PROBLEM >> Do not include the pictures; repeat the rest of the data exactly.

DATASET SECTION >>
** BEGIN **
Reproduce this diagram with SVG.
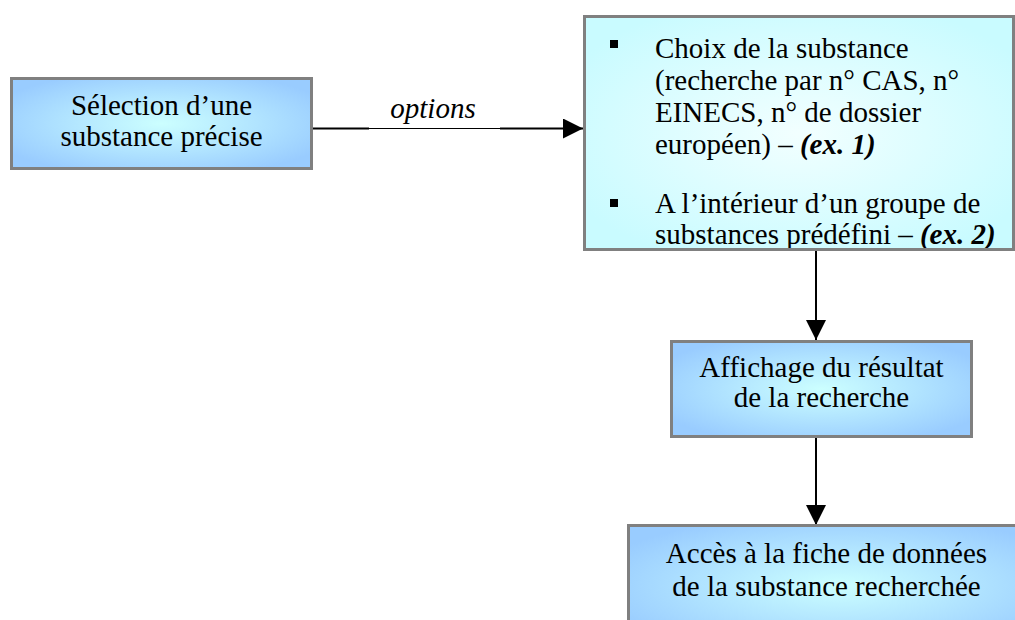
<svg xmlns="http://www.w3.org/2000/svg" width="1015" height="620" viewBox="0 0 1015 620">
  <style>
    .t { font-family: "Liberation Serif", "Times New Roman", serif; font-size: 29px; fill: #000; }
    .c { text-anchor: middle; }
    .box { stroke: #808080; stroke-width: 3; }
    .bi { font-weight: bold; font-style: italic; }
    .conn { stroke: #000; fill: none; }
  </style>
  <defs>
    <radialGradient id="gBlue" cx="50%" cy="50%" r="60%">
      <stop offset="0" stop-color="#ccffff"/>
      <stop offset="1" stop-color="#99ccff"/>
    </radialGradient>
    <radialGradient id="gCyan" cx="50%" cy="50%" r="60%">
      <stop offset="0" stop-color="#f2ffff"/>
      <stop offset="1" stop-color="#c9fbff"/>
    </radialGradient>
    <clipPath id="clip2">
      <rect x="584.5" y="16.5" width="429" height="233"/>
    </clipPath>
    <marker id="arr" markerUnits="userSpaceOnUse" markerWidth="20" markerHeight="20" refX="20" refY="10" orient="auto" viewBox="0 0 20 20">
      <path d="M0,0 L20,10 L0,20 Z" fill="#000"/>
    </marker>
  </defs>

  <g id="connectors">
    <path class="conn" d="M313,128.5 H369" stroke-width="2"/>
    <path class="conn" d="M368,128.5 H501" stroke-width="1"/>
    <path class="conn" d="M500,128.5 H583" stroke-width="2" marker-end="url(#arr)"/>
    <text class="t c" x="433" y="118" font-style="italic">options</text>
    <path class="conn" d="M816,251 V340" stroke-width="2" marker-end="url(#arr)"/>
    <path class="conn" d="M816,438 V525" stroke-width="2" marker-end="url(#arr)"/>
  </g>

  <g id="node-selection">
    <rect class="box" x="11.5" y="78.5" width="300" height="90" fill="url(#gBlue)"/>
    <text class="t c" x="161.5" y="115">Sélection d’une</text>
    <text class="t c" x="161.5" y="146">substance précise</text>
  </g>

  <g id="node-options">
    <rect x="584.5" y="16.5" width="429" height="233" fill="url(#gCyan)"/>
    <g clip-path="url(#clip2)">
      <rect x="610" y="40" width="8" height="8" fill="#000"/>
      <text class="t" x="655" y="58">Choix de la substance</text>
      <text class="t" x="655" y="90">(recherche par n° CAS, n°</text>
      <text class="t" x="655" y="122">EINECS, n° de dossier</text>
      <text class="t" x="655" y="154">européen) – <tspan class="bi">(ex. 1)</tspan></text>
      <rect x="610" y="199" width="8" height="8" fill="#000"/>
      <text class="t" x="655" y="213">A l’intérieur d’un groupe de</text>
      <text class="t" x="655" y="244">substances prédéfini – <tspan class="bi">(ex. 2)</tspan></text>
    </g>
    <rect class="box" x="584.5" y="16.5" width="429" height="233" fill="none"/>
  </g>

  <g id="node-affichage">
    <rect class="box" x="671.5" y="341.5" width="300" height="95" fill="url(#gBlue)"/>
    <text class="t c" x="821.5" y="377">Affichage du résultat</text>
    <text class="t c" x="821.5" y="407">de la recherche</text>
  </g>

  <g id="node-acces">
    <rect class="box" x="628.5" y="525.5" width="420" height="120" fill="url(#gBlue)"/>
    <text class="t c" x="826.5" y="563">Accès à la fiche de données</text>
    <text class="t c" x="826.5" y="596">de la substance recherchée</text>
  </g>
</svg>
** END **
EXERCISE RESULT >>
Reproduce this diagram with SVG.
<svg xmlns="http://www.w3.org/2000/svg" width="1015" height="620" viewBox="0 0 1015 620">
  <style>
    .t { font-family: "Liberation Serif", "Times New Roman", serif; font-size: 29px; fill: #000; }
    .c { text-anchor: middle; }
    .box { stroke: #808080; stroke-width: 3; }
    .bi { font-weight: bold; font-style: italic; }
    .conn { stroke: #000; fill: none; }
  </style>
  <defs>
    <radialGradient id="gBlue" cx="50%" cy="50%" r="60%">
      <stop offset="0" stop-color="#ccffff"/>
      <stop offset="1" stop-color="#99ccff"/>
    </radialGradient>
    <radialGradient id="gCyan" cx="50%" cy="50%" r="60%">
      <stop offset="0" stop-color="#f2ffff"/>
      <stop offset="1" stop-color="#c9fbff"/>
    </radialGradient>
    <clipPath id="clip2">
      <rect x="584.5" y="16.5" width="429" height="233"/>
    </clipPath>
    <marker id="arr" markerUnits="userSpaceOnUse" markerWidth="20" markerHeight="20" refX="20" refY="10" orient="auto" viewBox="0 0 20 20">
      <path d="M0,0 L20,10 L0,20 Z" fill="#000"/>
    </marker>
  </defs>

  <g id="connectors">
    <path class="conn" d="M313,128.5 H369" stroke-width="2"/>
    <path class="conn" d="M368,128.5 H501" stroke-width="1"/>
    <path class="conn" d="M500,128.5 H583" stroke-width="2" marker-end="url(#arr)"/>
    <text class="t c" x="433" y="118" font-style="italic">options</text>
    <path class="conn" d="M816,251 V340" stroke-width="2" marker-end="url(#arr)"/>
    <path class="conn" d="M816,438 V525" stroke-width="2" marker-end="url(#arr)"/>
  </g>

  <g id="node-selection">
    <rect class="box" x="11.5" y="78.5" width="300" height="90" fill="url(#gBlue)"/>
    <text class="t c" x="161.5" y="115">Sélection d’une</text>
    <text class="t c" x="161.5" y="146">substance précise</text>
  </g>

  <g id="node-options">
    <rect x="584.5" y="16.5" width="429" height="233" fill="url(#gCyan)"/>
    <g clip-path="url(#clip2)">
      <rect x="610" y="40" width="8" height="8" fill="#000"/>
      <text class="t" x="655" y="58">Choix de la substance</text>
      <text class="t" x="655" y="90">(recherche par n° CAS, n°</text>
      <text class="t" x="655" y="122">EINECS, n° de dossier</text>
      <text class="t" x="655" y="154">européen) – <tspan class="bi">(ex. 1)</tspan></text>
      <rect x="610" y="199" width="8" height="8" fill="#000"/>
      <text class="t" x="655" y="213">A l’intérieur d’un groupe de</text>
      <text class="t" x="655" y="244">substances prédéfini – <tspan class="bi">(ex. 2)</tspan></text>
    </g>
    <rect class="box" x="584.5" y="16.5" width="429" height="233" fill="none"/>
  </g>

  <g id="node-affichage">
    <rect class="box" x="671.5" y="341.5" width="300" height="95" fill="url(#gBlue)"/>
    <text class="t c" x="821.5" y="377">Affichage du résultat</text>
    <text class="t c" x="821.5" y="407">de la recherche</text>
  </g>

  <g id="node-acces">
    <rect class="box" x="628.5" y="525.5" width="420" height="120" fill="url(#gBlue)"/>
    <text class="t c" x="826.5" y="563">Accès à la fiche de données</text>
    <text class="t c" x="826.5" y="596">de la substance recherchée</text>
  </g>
</svg>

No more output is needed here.